I’m just saying to any TV or movie writer out there, if you put a bisexual person done properly in your show, you’re already guaranteed a shit tonne of us are going to flock to watch it.
You’ve got nothing to lose so why not just give us what we want, yeah?
Imposter syndrome in queer spaces is very real for bisexual people
When I first started to explore my bisexuality and wanted to enter the queer scene, I immediately felt like I needed to change every aspect of how I looked.
The reason, at its core, was imposter syndrome.
I latched onto my external appearance as being the reason for not feeling "queer enough," but in all honestly, I think that imposter syndrome and bisexuality just go hand in hand.
There already seems to be a mark against our name for daring to have straight-presenting relationships – and maybe that is because there’s a sense that we occupy a more privileged space in that we can exist in ways that mean our sexuality is not always noticeable.

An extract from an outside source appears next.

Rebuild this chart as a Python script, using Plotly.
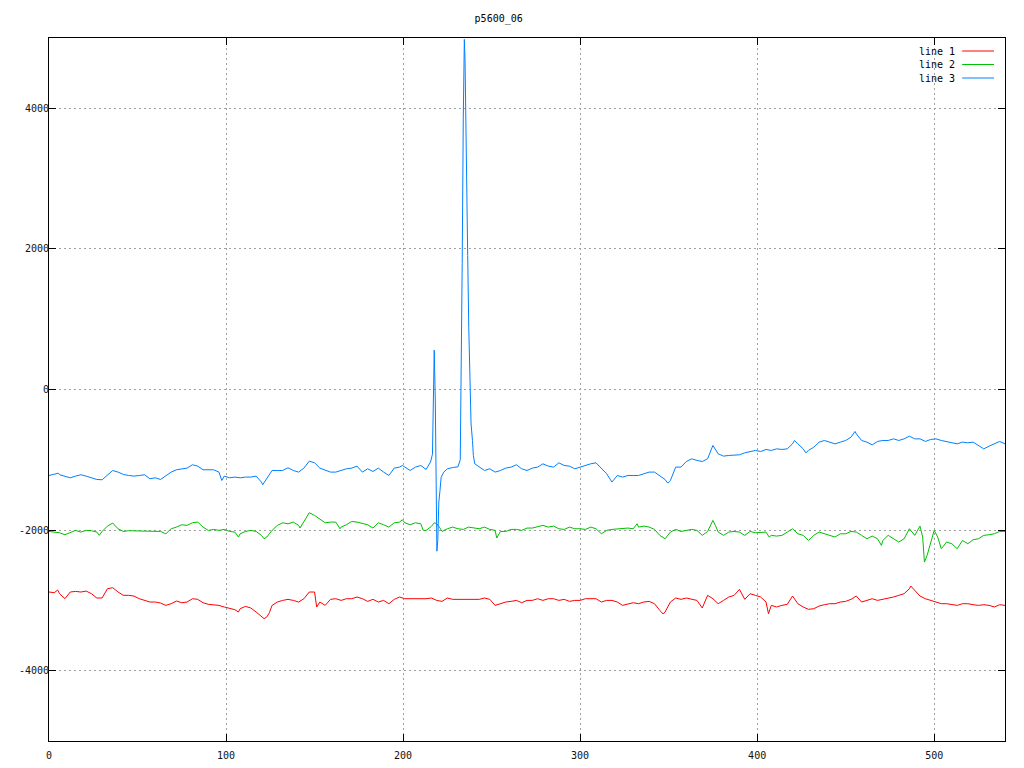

This, in our unfortunately twisted society, grants us the ability to escape homophobia and discrimination.
So, I do understand that aspect, but it doesn’t make the imposter syndrome feel any less real.
There was a tweet recently that garnered a lot of attention.
I won’t go into specifics, but the bottom line was that the tweet claimed, "bisexual girls, you’re totally welcome in our space… just not your straight, boring boyfriend."
There was, of course, understandable backlash, but the Tweeter was either unable or unwilling to see how this tweet was inherently biphobic and only serves to compound the imposter syndrome many bisexuals already feel in queer spaces.
We are already being viewed with a raised eyebrow for having a "straight-presenting" relationship, now we’re being told that whatever cis man we choose also must conform to some unknown standard to also be acceptable?
The bottom line is that bisexuals should be welcomed into queer spaces regardless of who they date or what they look like.
Let’s work on removing these gate-keeping attitudes and accepting all within the LGBTQIA+ spectrum, okay?